Director Alan Taylor will be blowing some stuff up.

Writers Laeta Kalogridis and Patrick Lussier will provide some kooky one-liners for Arnold.

Arnold will deliver those kooky one-liners.

That’s the gist and purpose of Terminator Genisys. Think of it as a mish mash of everything you already know with some new fight scenes tossed in!

Fans may enjoy the intellectual game of watching what happens to the future as various forces attempt to change it, but it is too late in the game for newcomers. Sure, everything is explained and might be shocking if you have never seen a Terminator movie, but this is a movie made for people who know every nook and cranny of the canon as the creative team takes advantage of your love for the movies to deliver something lackluster and unoriginal.

Emilia Clarke and Courtney do not have the material nor the chemistry to make their growing attraction feel believable or as vital to the story as we know it to be.

Schwarzenegger is hamming it up spitting out familiar lines as he does what he does best – act wooden for ironic and comic sake.

Then, we do get some awesome special effects. The fight scenes, computers projecting images of themselves, terminators shape shifting and more all is very awesome to watch, but it’s not enough to make Terminator Genisys a MUST SEE movie.

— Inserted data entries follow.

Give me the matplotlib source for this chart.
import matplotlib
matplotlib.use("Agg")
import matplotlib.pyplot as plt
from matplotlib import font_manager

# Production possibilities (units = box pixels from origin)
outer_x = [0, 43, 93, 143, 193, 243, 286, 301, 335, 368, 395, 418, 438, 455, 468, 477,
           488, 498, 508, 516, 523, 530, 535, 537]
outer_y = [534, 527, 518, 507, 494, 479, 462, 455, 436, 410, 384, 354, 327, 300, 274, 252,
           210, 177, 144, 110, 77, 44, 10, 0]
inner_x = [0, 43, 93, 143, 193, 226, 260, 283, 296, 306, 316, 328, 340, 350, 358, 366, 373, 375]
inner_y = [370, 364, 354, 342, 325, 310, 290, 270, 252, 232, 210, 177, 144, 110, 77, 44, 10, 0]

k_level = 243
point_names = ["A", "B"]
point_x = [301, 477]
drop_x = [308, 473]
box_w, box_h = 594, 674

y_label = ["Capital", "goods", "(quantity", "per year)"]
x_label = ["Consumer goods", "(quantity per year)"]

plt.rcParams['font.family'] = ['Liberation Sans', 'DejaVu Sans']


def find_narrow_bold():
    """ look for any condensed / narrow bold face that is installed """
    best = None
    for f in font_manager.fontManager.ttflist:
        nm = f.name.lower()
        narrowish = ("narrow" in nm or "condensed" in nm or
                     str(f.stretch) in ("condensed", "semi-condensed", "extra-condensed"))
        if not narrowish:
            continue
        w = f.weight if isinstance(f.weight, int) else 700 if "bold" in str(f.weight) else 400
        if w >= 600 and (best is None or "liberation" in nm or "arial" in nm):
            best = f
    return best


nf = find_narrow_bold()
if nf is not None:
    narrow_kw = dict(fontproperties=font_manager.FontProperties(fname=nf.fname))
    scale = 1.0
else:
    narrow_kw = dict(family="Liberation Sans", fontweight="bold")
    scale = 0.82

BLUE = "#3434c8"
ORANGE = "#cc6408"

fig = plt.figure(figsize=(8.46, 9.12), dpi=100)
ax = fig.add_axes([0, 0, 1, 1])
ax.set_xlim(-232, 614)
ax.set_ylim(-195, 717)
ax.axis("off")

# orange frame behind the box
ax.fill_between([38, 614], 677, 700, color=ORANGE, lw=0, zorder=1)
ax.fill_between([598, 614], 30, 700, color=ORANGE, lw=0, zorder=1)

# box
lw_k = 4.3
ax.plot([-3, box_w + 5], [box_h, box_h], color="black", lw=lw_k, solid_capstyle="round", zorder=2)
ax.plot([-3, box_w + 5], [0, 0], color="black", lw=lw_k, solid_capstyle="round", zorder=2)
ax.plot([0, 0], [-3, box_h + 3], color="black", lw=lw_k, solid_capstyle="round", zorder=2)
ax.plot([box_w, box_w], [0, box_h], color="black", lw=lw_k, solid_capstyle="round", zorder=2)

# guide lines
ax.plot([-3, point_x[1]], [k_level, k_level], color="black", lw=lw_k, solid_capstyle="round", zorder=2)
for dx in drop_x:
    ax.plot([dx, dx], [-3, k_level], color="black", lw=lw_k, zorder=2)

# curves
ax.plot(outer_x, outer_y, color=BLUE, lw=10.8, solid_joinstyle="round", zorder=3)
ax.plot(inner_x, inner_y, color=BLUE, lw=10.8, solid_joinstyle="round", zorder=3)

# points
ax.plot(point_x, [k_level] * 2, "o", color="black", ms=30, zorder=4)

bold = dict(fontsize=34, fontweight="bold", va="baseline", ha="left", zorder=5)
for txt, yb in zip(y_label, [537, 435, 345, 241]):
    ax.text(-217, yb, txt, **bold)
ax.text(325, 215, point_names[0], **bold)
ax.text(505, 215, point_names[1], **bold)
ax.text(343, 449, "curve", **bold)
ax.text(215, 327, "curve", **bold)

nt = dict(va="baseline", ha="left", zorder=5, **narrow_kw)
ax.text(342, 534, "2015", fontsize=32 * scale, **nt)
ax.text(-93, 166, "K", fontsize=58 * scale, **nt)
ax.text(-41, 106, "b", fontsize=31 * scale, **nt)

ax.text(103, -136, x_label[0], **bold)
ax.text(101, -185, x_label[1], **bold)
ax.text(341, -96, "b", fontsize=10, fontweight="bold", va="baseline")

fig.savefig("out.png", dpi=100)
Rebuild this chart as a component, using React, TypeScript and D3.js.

In the end, you get the impression everyone involved in making the film feels the actual action of doing something is vastly more important than the why behind it, so we can enjoy the spectacle, but not much else as Terminator Genisys devolves into non-stop action.

Terminator Genisys is rated PG-13 for intense sequences of sci-fi violence and gunplay throughout, partial nudity and brief strong language.